The Wartime Trips to Ballinasloe
by Bernard Larkin
Retired Fire Station Commander Bernard Larkin a native of Derrymullen and residing in the village pens a warm recollection of winterime trips to town in the forties.
“Go catch the pony “
The above order was gleefully received by many a young fellow in the 1940’s because it heralded a trip to town. Visits to town were few and far between in the 1940’s as it was War Time (Or the Emergency ) and money was scarce. Yet, certain tasks had to be done such as payment of rent and rates, (no electronic transfers in those days), so a trip to town was necessary a couple of times each year.
Now to the pony, I think he had a good idea when those trips were due because he immediately moved to the furthest end of the field and had to be coaxed to the middle by a fistful of oats in a tin basin. This always did the trick. It is always an equine treat to have oats.
The big tub trap was then pulled out and the pony fitted with his harness (nicely cleaned and polished) and we were ready for the road.
The road itself deserving of a mention here for it was no shiny tarmacadam surface, but a loose sandy and sometimes potholed one. It was not until we reached about 3 miles from Town that a tarred road was encountered.
In Winter, this presented a problem in frosty weather as there was an ever-present danger of the pony slipping and injuring himself or the passengers or breaking a shaft of the trap which would lead to an expensive visit to John Lyons who was a coach builder in Dunlo street.
The slippage danger was countered by the fitting of the horseshoes with special frost nails which gripped the road surface and in later time, patent studs were used on the shoes.
Having negotiated the long slope of Brackernagh, the next step was to find stabling for the pony. At that time most public houses had a few stables in the yard for their country customers, and over the years most people became regulars at their favourite pub/grocery, as most pubs had a small grocery counter attached where the essentials could be purchased.
There was a kind of segregation practiced also where pubs in Dunlo Street catered for people from Clontuskert/Laurencetown/Kiltormer areas while Society Street accommodated those from Ahascragh/Kilconnell/Aughrim districts. Bridge St/River St catered for the “Roscommon people”.
Some people would take a small sack of hay or maybe a pound or two of oats to fuel the pony for the journey home. The oats were fed by means of a nosebag which was a small sack that could be attached to the horse’s head, then he could have lunch on demand. Some yards had a stable boy, usually a 12/13-year-old who kept an eye on things in the hope of a shilling or two of a tip in the evening. None of them became rich as a result of this, but it led to one story about a stable boy who burst into the bar where the animal’s owner was having a glasheen with the following announcement. “Sir, sir, there’s a hole in the horses nosebag and the oats is falling out, it will be all gone before he has it half ate.”

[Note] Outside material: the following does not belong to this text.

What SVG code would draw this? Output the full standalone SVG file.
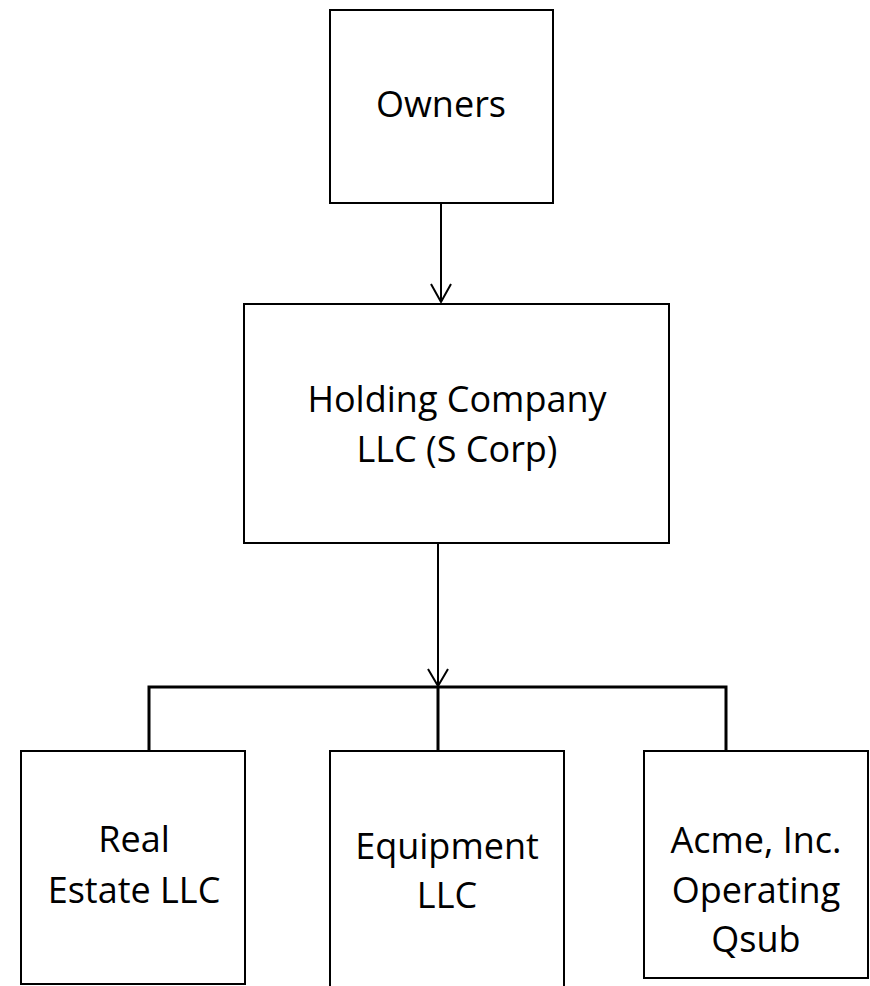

During the short Winter days, some provisions had to be made for the journey home. Lighting was one. Most traps were fitted with a pair of carriage lamps, nice square glass fronted units with a spring-loaded tube underneath into which was fitted a great big candle. This produced about one candle power which just about made it visible to the few other road users. Cars were such a novelty then that there was always the danger of a pony taking fright at those strange machines.